_Aim_. Without the images, output each record below as it stands.

_Material shown_.

• • • • • • •

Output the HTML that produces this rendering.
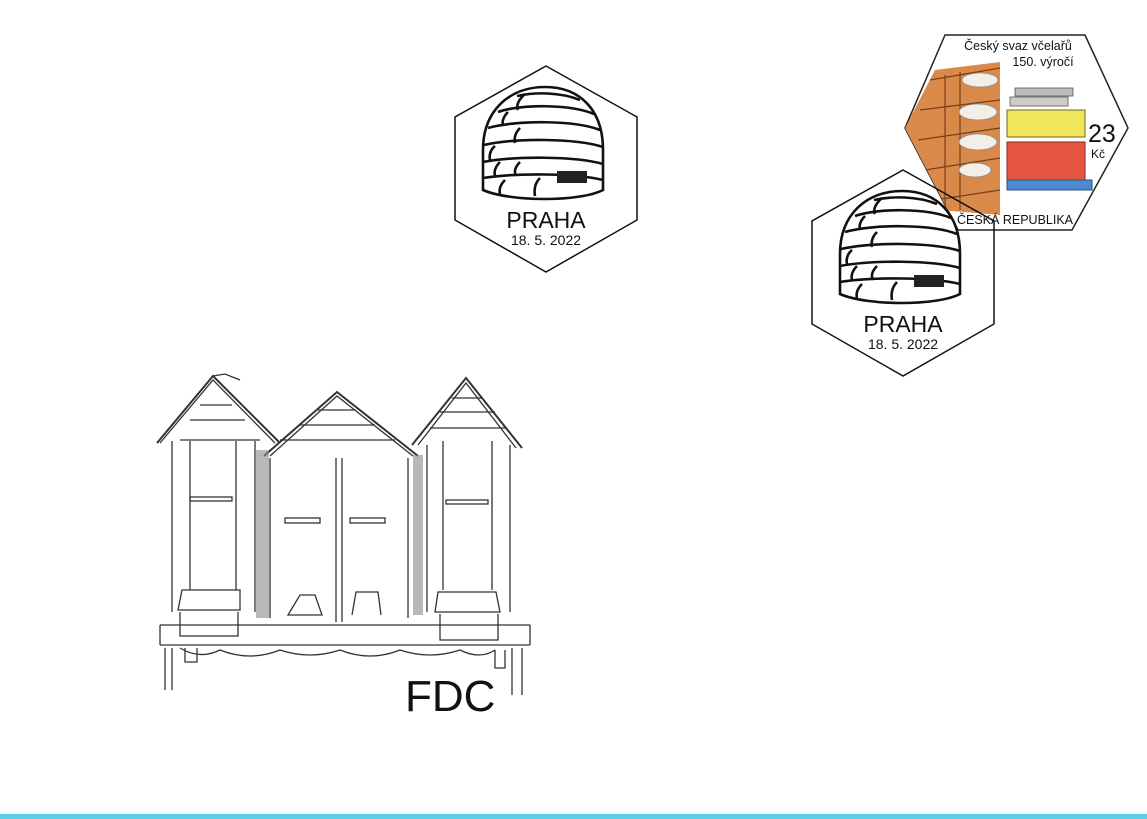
<!DOCTYPE html>
<html><head><meta charset="utf-8"><style>
html,body{margin:0;padding:0;background:#fff}
svg{display:block}
text{font-family:"Liberation Sans","DejaVu Sans",sans-serif}
</style></head><body>
<svg width="1147" height="819" viewBox="0 0 1147 819" xmlns="http://www.w3.org/2000/svg">
<rect width="1147" height="819" fill="#fff"/>
<defs>
<g id="pm">
  <polygon points="546,66 637,117 637,220 546,272 455,220 455,117" fill="none" stroke="#111" stroke-width="1.5"/>
  <g fill="none" stroke="#111" stroke-width="2.6">
    <path d="M483,190 L483,150 C483,110 510,87 545,87 C580,87 603,110 603,150 L603,190 C580,202 510,202 483,190 Z" fill="#fff"/>
    <path d="M517,96 C535,92 560,92 580,100"/>
    <path d="M498,112 C520,104 570,104 594,114"/>
    <path d="M488,128 C515,120 575,120 600,130"/>
    <path d="M484,145 C515,138 575,138 603,147"/>
    <path d="M483,162 C515,156 575,156 603,164"/>
    <path d="M483,178 C515,173 575,173 603,180"/>
    <path d="M525,94 C518,100 516,106 518,110"/>
    <path d="M508,112 C503,117 502,122 503,126"/>
    <path d="M520,128 C515,133 514,138 515,143"/>
    <path d="M495,146 C490,150 489,156 490,160"/>
    <path d="M500,162 C495,167 494,172 495,176"/>
    <path d="M520,162 C515,167 514,172 516,176"/>
    <path d="M505,180 C500,185 499,190 500,194"/>
    <path d="M540,178 C535,183 534,190 535,196"/>
  </g>
  <rect x="557" y="171" width="30" height="12" fill="#222"/>
  <text x="546" y="228" font-size="23" text-anchor="middle" fill="#111">PRAHA</text>
  <text x="546" y="245" font-size="14" text-anchor="middle" fill="#111">18. 5. 2022</text>
</g>
</defs>

<!-- stamp -->
<g>
  <polygon points="945,35 1085,35 1128,128 1072,230 958,230 905,128" fill="#fff" stroke="#222" stroke-width="1.5"/>
  <clipPath id="sc"><polygon points="945,35 1085,35 1128,128 1072,230 958,230 905,128"/></clipPath>
  <g clip-path="url(#sc)">
    <path d="M905,128 L935,70 L1000,62 L1000,215 L940,210 Z" fill="#d98a4a"/>
    <g fill="none" stroke="#7a3d1a" stroke-width="1.2">
      <path d="M930,80 L1000,68 M920,110 L1000,100 M918,140 L1000,128 M925,170 L1000,158 M935,200 L1000,190"/>
      <path d="M945,75 L945,210 M960,72 L960,210"/>
    </g>
    <g fill="#f4efe6" stroke="#888" stroke-width=".8">
      <ellipse cx="980" cy="80" rx="18" ry="7"/>
      <ellipse cx="978" cy="112" rx="19" ry="8"/>
      <ellipse cx="978" cy="142" rx="19" ry="8"/>
      <ellipse cx="975" cy="170" rx="16" ry="7"/>
    </g>
    <rect x="1015" y="88" width="58" height="8" fill="#bbb" stroke="#555" stroke-width=".8"/>
    <rect x="1010" y="97" width="58" height="9" fill="#ccc" stroke="#555" stroke-width=".8"/>
    <rect x="1007" y="110" width="78" height="27" fill="#efe65a" stroke="#6a6a20" stroke-width="1"/>
    <rect x="1007" y="142" width="78" height="38" fill="#e5543f" stroke="#8a2a20" stroke-width="1"/>
    <rect x="1007" y="180" width="85" height="10" fill="#4f8ad0" stroke="#2a4f80" stroke-width="1"/>
  </g>
  <text x="1018" y="50" font-size="12.5" text-anchor="middle" fill="#111">Český svaz včelařů</text>
  <text x="1043" y="66" font-size="12.5" text-anchor="middle" fill="#111">150. výročí</text>
  <text x="1088" y="142" font-size="25" fill="#111">23</text>
  <text x="1091" y="158" font-size="12" fill="#111">Kč</text>
  <text x="1015" y="224" font-size="12.5" text-anchor="middle" fill="#111">ČESKÁ REPUBLIKA</text>
</g>

<use href="#pm"/>
<use href="#pm" transform="translate(357,104)"/>

<!-- beehive drawing -->
<g fill="none" stroke="#333" stroke-width="1.3">
  <!-- left house -->
  <path d="M157,443 L213,376 L280,443" stroke-width="2"/>
  <path d="M160,443 L213,380 L275,443"/>
  <path d="M213,376 L225,374 L240,380"/>
  <path d="M172,441 L172,612 M255,441 L255,612 M190,441 L190,590 M236,441 L236,590"/>
  <path d="M180,440 L260,440 M190,420 L245,420 M200,405 L232,405"/>
  <rect x="190" y="497" width="42" height="4"/>
  <!-- middle house -->
  <path d="M264,456 L337,392 L418,456" stroke-width="2"/>
  <path d="M270,456 L337,396 L413,456"/>
  <path d="M270,458 L270,618 M408,458 L408,618 M336,458 L336,622 M342,458 L342,622"/>
  <path d="M280,440 L395,440 M300,425 L375,425 M318,410 L355,410"/>
  <rect x="285" y="518" width="35" height="5"/>
  <rect x="350" y="518" width="35" height="5"/>
  <path d="M288,615 L300,595 L315,595 L322,615 Z M352,615 L356,592 L378,592 L381,615"/>
  <!-- right house -->
  <path d="M412,445 L466,378 L522,448" stroke-width="2"/>
  <path d="M418,445 L466,383 L516,448"/>
  <path d="M427,445 L427,612 M510,445 L510,612 M443,441 L443,590 M492,441 L492,590"/>
  <path d="M430,428 L505,428 M440,412 L495,412 M452,398 L482,398"/>
  <rect x="446" y="500" width="42" height="4"/>
  <!-- shaded gaps -->
  <rect x="256" y="450" width="13" height="168" fill="#888" stroke="none" opacity=".6"/>
  <rect x="413" y="455" width="10" height="160" fill="#888" stroke="none" opacity=".6"/>
  <!-- small boxes -->
  <path d="M178,610 L182,590 L240,590 L240,610 Z M180,612 L180,636 L238,636 L238,612"/>
  <path d="M435,612 L438,592 L496,592 L500,612 Z M440,614 L440,640 L498,640 L498,614"/>
  <!-- bench -->
  <path d="M160,625 L530,625 M160,645 L530,645 M160,625 L160,645 M530,625 L530,645"/>
  <path d="M165,648 L165,690 M172,648 L172,690 M185,648 L185,662 L197,662 L197,648"/>
  <path d="M512,648 L512,695 M522,648 L522,695 M495,650 L495,668 L505,668 L505,650"/>
  <path d="M180,648 Q200,660 220,650 Q250,662 280,650 Q310,660 340,650 Q370,662 400,650 Q430,660 460,650 Q480,660 495,650"/>
</g>
<text x="405" y="711" font-size="44" fill="#111">FDC</text>

<rect x="0" y="814" width="1147" height="5" fill="#5ccfe8"/>
</svg>
</body></html>
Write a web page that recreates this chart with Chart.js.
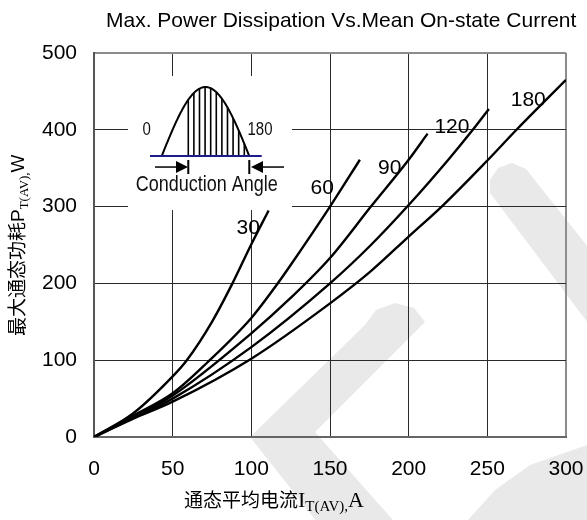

• • • • • • •

_Right answer_.
Output the HTML that produces this rendering.
<!DOCTYPE html>
<html><head><meta charset="utf-8"><style>
html,body{margin:0;padding:0;background:#fff}
svg{display:block}
text{font-family:"Liberation Sans","DejaVu Sans",sans-serif}
</style></head><body>
<svg width="1147" height="819" viewBox="0 0 1147 819" xmlns="http://www.w3.org/2000/svg">
<rect width="1147" height="819" fill="#fff"/>
<defs>
<g id="pm">
  <polygon points="546,66 637,117 637,220 546,272 455,220 455,117" fill="none" stroke="#111" stroke-width="1.5"/>
  <g fill="none" stroke="#111" stroke-width="2.6">
    <path d="M483,190 L483,150 C483,110 510,87 545,87 C580,87 603,110 603,150 L603,190 C580,202 510,202 483,190 Z" fill="#fff"/>
    <path d="M517,96 C535,92 560,92 580,100"/>
    <path d="M498,112 C520,104 570,104 594,114"/>
    <path d="M488,128 C515,120 575,120 600,130"/>
    <path d="M484,145 C515,138 575,138 603,147"/>
    <path d="M483,162 C515,156 575,156 603,164"/>
    <path d="M483,178 C515,173 575,173 603,180"/>
    <path d="M525,94 C518,100 516,106 518,110"/>
    <path d="M508,112 C503,117 502,122 503,126"/>
    <path d="M520,128 C515,133 514,138 515,143"/>
    <path d="M495,146 C490,150 489,156 490,160"/>
    <path d="M500,162 C495,167 494,172 495,176"/>
    <path d="M520,162 C515,167 514,172 516,176"/>
    <path d="M505,180 C500,185 499,190 500,194"/>
    <path d="M540,178 C535,183 534,190 535,196"/>
  </g>
  <rect x="557" y="171" width="30" height="12" fill="#222"/>
  <text x="546" y="228" font-size="23" text-anchor="middle" fill="#111">PRAHA</text>
  <text x="546" y="245" font-size="14" text-anchor="middle" fill="#111">18. 5. 2022</text>
</g>
</defs>

<!-- stamp -->
<g>
  <polygon points="945,35 1085,35 1128,128 1072,230 958,230 905,128" fill="#fff" stroke="#222" stroke-width="1.5"/>
  <clipPath id="sc"><polygon points="945,35 1085,35 1128,128 1072,230 958,230 905,128"/></clipPath>
  <g clip-path="url(#sc)">
    <path d="M905,128 L935,70 L1000,62 L1000,215 L940,210 Z" fill="#d98a4a"/>
    <g fill="none" stroke="#7a3d1a" stroke-width="1.2">
      <path d="M930,80 L1000,68 M920,110 L1000,100 M918,140 L1000,128 M925,170 L1000,158 M935,200 L1000,190"/>
      <path d="M945,75 L945,210 M960,72 L960,210"/>
    </g>
    <g fill="#f4efe6" stroke="#888" stroke-width=".8">
      <ellipse cx="980" cy="80" rx="18" ry="7"/>
      <ellipse cx="978" cy="112" rx="19" ry="8"/>
      <ellipse cx="978" cy="142" rx="19" ry="8"/>
      <ellipse cx="975" cy="170" rx="16" ry="7"/>
    </g>
    <rect x="1015" y="88" width="58" height="8" fill="#bbb" stroke="#555" stroke-width=".8"/>
    <rect x="1010" y="97" width="58" height="9" fill="#ccc" stroke="#555" stroke-width=".8"/>
    <rect x="1007" y="110" width="78" height="27" fill="#efe65a" stroke="#6a6a20" stroke-width="1"/>
    <rect x="1007" y="142" width="78" height="38" fill="#e5543f" stroke="#8a2a20" stroke-width="1"/>
    <rect x="1007" y="180" width="85" height="10" fill="#4f8ad0" stroke="#2a4f80" stroke-width="1"/>
  </g>
  <text x="1018" y="50" font-size="12.5" text-anchor="middle" fill="#111">Český svaz včelařů</text>
  <text x="1043" y="66" font-size="12.5" text-anchor="middle" fill="#111">150. výročí</text>
  <text x="1088" y="142" font-size="25" fill="#111">23</text>
  <text x="1091" y="158" font-size="12" fill="#111">Kč</text>
  <text x="1015" y="224" font-size="12.5" text-anchor="middle" fill="#111">ČESKÁ REPUBLIKA</text>
</g>

<use href="#pm"/>
<use href="#pm" transform="translate(357,104)"/>

<!-- beehive drawing -->
<g fill="none" stroke="#333" stroke-width="1.3">
  <!-- left house -->
  <path d="M157,443 L213,376 L280,443" stroke-width="2"/>
  <path d="M160,443 L213,380 L275,443"/>
  <path d="M213,376 L225,374 L240,380"/>
  <path d="M172,441 L172,612 M255,441 L255,612 M190,441 L190,590 M236,441 L236,590"/>
  <path d="M180,440 L260,440 M190,420 L245,420 M200,405 L232,405"/>
  <rect x="190" y="497" width="42" height="4"/>
  <!-- middle house -->
  <path d="M264,456 L337,392 L418,456" stroke-width="2"/>
  <path d="M270,456 L337,396 L413,456"/>
  <path d="M270,458 L270,618 M408,458 L408,618 M336,458 L336,622 M342,458 L342,622"/>
  <path d="M280,440 L395,440 M300,425 L375,425 M318,410 L355,410"/>
  <rect x="285" y="518" width="35" height="5"/>
  <rect x="350" y="518" width="35" height="5"/>
  <path d="M288,615 L300,595 L315,595 L322,615 Z M352,615 L356,592 L378,592 L381,615"/>
  <!-- right house -->
  <path d="M412,445 L466,378 L522,448" stroke-width="2"/>
  <path d="M418,445 L466,383 L516,448"/>
  <path d="M427,445 L427,612 M510,445 L510,612 M443,441 L443,590 M492,441 L492,590"/>
  <path d="M430,428 L505,428 M440,412 L495,412 M452,398 L482,398"/>
  <rect x="446" y="500" width="42" height="4"/>
  <!-- shaded gaps -->
  <rect x="256" y="450" width="13" height="168" fill="#888" stroke="none" opacity=".6"/>
  <rect x="413" y="455" width="10" height="160" fill="#888" stroke="none" opacity=".6"/>
  <!-- small boxes -->
  <path d="M178,610 L182,590 L240,590 L240,610 Z M180,612 L180,636 L238,636 L238,612"/>
  <path d="M435,612 L438,592 L496,592 L500,612 Z M440,614 L440,640 L498,640 L498,614"/>
  <!-- bench -->
  <path d="M160,625 L530,625 M160,645 L530,645 M160,625 L160,645 M530,625 L530,645"/>
  <path d="M165,648 L165,690 M172,648 L172,690 M185,648 L185,662 L197,662 L197,648"/>
  <path d="M512,648 L512,695 M522,648 L522,695 M495,650 L495,668 L505,668 L505,650"/>
  <path d="M180,648 Q200,660 220,650 Q250,662 280,650 Q310,660 340,650 Q370,662 400,650 Q430,660 460,650 Q480,660 495,650"/>
</g>
<text x="405" y="711" font-size="44" fill="#111">FDC</text>

<rect x="0" y="814" width="1147" height="5" fill="#5ccfe8"/>
</svg>
</body></html>
Write a web page that recreates this chart with Chart.js.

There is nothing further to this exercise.